YouTube上で公開された、経営幹部人材の紹介などを手掛ける企業の女性経営者へのインタビュー動画で、この経営者が社外取締役という仕事について「勤務時間は月に2時間で時給165万円」「女性にはすごくいいお仕事」「ドリームのあるお仕事」と解説していることを受け、一部で議論がわいている。現在、社外取締役という制度は十分に機能しているのか。また、なぜ高額な報酬が支払われているのか。専門家の見解を交えて追ってみたい。

 2021年の改正会社法の施行に伴い、以下の要件をすべて満たす企業は1名以上の社外取締役を設置することが義務付けられた。

・監査役会設置会社であること
・公開会社であること
・資本金が5億円以上、または負債総額が200億円以上の株式会社であること
・有価証券報告書の提出義務を負っていること

 東京証券取引所が定める「コーポレートガバナンス・コード」によれば、社外取締役の役割は、企業の持続的成長を促すために株主をはじめとするステークホルダーの観点から経営者を監督することとされる。

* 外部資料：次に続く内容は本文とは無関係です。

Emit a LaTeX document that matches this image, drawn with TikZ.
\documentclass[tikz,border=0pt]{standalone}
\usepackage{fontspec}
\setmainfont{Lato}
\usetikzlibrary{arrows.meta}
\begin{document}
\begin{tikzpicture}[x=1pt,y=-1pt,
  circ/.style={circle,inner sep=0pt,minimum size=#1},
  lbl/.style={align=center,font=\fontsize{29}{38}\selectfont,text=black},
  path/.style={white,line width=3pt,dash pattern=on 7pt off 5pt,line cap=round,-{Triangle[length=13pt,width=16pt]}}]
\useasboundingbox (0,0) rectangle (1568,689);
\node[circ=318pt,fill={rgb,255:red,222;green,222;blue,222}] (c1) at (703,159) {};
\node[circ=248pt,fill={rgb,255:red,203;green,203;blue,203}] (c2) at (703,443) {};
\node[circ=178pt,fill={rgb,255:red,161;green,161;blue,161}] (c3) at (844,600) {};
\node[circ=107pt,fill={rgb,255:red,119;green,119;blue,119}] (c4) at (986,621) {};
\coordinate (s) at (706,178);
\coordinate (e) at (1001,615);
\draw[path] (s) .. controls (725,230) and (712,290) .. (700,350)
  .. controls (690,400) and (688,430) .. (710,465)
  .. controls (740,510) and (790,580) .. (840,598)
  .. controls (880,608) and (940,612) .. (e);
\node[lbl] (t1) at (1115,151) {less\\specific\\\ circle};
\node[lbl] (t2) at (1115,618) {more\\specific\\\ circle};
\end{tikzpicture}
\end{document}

 設置の義務化に伴い、ダイバーシティの観点などから女性の社外取締役も増えている。経営のプロ以外でも、中井美穂氏(メディアシーク)、内田恭子氏(キッズスマイル ホールディングス)、中野美奈子氏(四電工)、木場弘子(JR東海)などの女性アナウンサー、高橋尚子氏(スターツコーポレートサービス)、福原愛氏(琉球アスティーダスポーツクラブ)、有森裕子氏(リーフラス)などの元スポーツ選手、酒井美紀氏(不二家)、生稲晃子氏(田谷)などの女優・タレントなど、多彩なバックグラウンドを持つ人物が起用されるケースも少なくない。一社あたりの役員報酬としては数百万円から2千万円ほどに上る人もいる。

「4社受けて、もう80万円ですから」

 そんな女性の社外取締役に関する前述のある経営者の解説が議論を呼んでいる。インタビュー動画内で、女性の社外取締役に向いている人、向いていない人はいるのかという質問に対し、「いないです。簡単にいうと、企業との相性次第です」と説明。また、社外取締役の報酬について次のように説明している。

「月10万円くらいの会社から、一番高いところで日立製作所さんの年間4000万円」

「勤務時間は月に2時間が基本です。なので4000万円の方だと、月収333万円、時給165万円くらいになるという。すごくドリームのあるお仕事」

「一人あたり4社くらいまで受けられるので、月10万、20万くらいの会社だとしても、4社受けて、もう80万円ですから」

「女性のキャリアとして、子育てとかしながらやるには、すごくいいお仕事だと思ってます」

 これを受け、社外取締役の報酬を時給換算している点などについて、さまざまな声が寄せられている。